Moonraking, John Chandler

 

The Yorkshire village of Slaithwaite, in the Colne Valley near Huddersfield, holds each February a moonraking procession, and last year (and again in 2008) a festival. During 2006 their festival website explained that the moonraking legend originated in Slaithwaite and was transferred to the Devizes area of Wiltshire in 1815 when one of the smugglers, Ken Boot, emigrated there from his Yorkshire home.

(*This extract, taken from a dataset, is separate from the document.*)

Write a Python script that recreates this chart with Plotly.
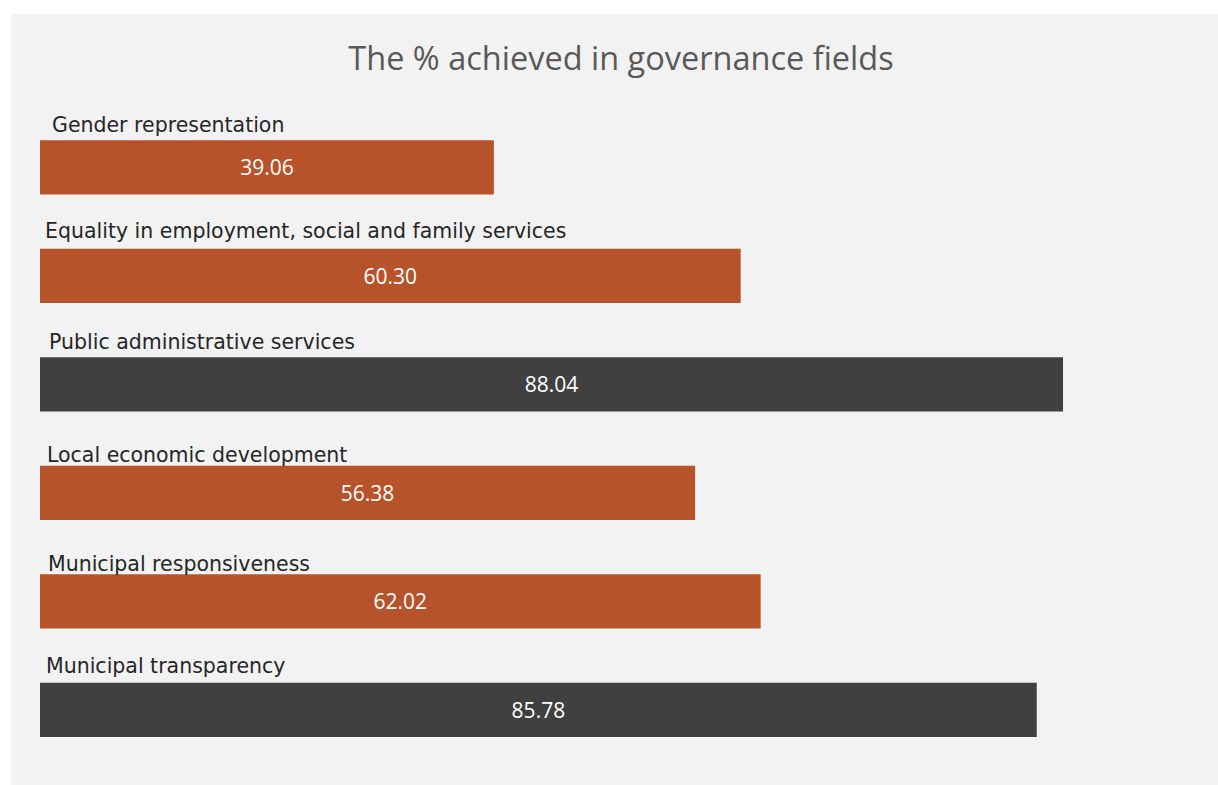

The claim is easily disproved. Our Local Studies Library holds a copy of the Western County Magazine for the year 1791, which published a letter from a Poulshot farmer headed ‘Wiltshire Moon-Rakers’. The correspondent recounts the moonraking story much as in later versions – local smugglers, retrieving contraband from a watery hiding place, are surprised by excisemen, and to evade arrest feign stupidity by pretending that they are raking out what they mistakenly take to be a cheese, but which in fact is the moon’s reflection. He locates the event to his native Poulshot, and refers to ‘two or three of my countrymen of old’ as the moonrakers – ‘his grandmother declares it to be so’. This wording would seem to take the story back at least a generation before 1791, say to about 1760, and perhaps earlier.

But it would be nice to have a consensus about when and where the confrontation occurred. Besides the Poulshot claim, ponds or streams at Collingbourne Ducis, Tilshead and in the Bishop’s Cannings area are often cited, including the Crammer on Devizes Green (which lay within the parish of Bishop’s Cannings until the 19th century). Altogether Les Reeves, who has published a brief study of such matters, found about twenty claimants in Wiltshire, and nationally there are said to be more than forty. The Tilshead claim (a pond called Ben-Shee between Tilshead and Orcheston) was made in 1933 and referred to a named ancestor of the claimant living only about 100 years earlier – so he cannot be the original moonraker. The Cannings strands of the tradition may simply have arisen because, like Gotham near Nottingham, all local examples of rustic stupidity were ascribed to ‘Cannings volk’.

What seems clear is that moonraking has to do with smuggling, and perhaps it was a local slang term for the ‘gentlemen who passed by’ on this illegal but widely  condoned occupation. If so, it may have arisen from a real incident, or several real incidents, or perhaps it was just an allusion to people who hid and then fished around for contraband in obscure places under cover of darkness. Moonshine and moonlighting have similar illicit connotations. What is certainly true is that the handling and passage of smuggled goods, which were landed on the south coast and then taken ‘up-country’ through rural Wiltshire, was a widespread and lucrative activity during the 18th century. The Rowde man, Robert Trotman, killed by excisemen near Poole while leading a band of smugglers in 1765, is only the best known of many Wiltshire practitioners – and Rowde, it should be noted, is next door to Poulshot.

So what evidence we have points to the Devizes area in the mid 18th century as the most likely origin of the moonrakers story. But the concept of moonraking goes back much further. It is found in France, where les pescalunes were the simpletons of Aurillac in the Auvergne. The old fable of Del gupil e de la lune ( ‘the fox and the moon’) was reworked in the 12th-century by Marie de France (fable 58). It tells of a fox who, seeing the moon’s reflection in a pond and mistaking it for a cheese, set about drinking the pond dry in order to retrieve it – until he burst. The mysterious Marie is generally regarded as the earliest significant woman writer in French, although it is likely that she lived in England. In fact one quite plausible identification is with Marie, abbess of Shaftesbury from 1181-1216, who was of course a major Wiltshire landowner. Perhaps therefore the story of the reflected cheese, like the phases of the moon, is cyclical.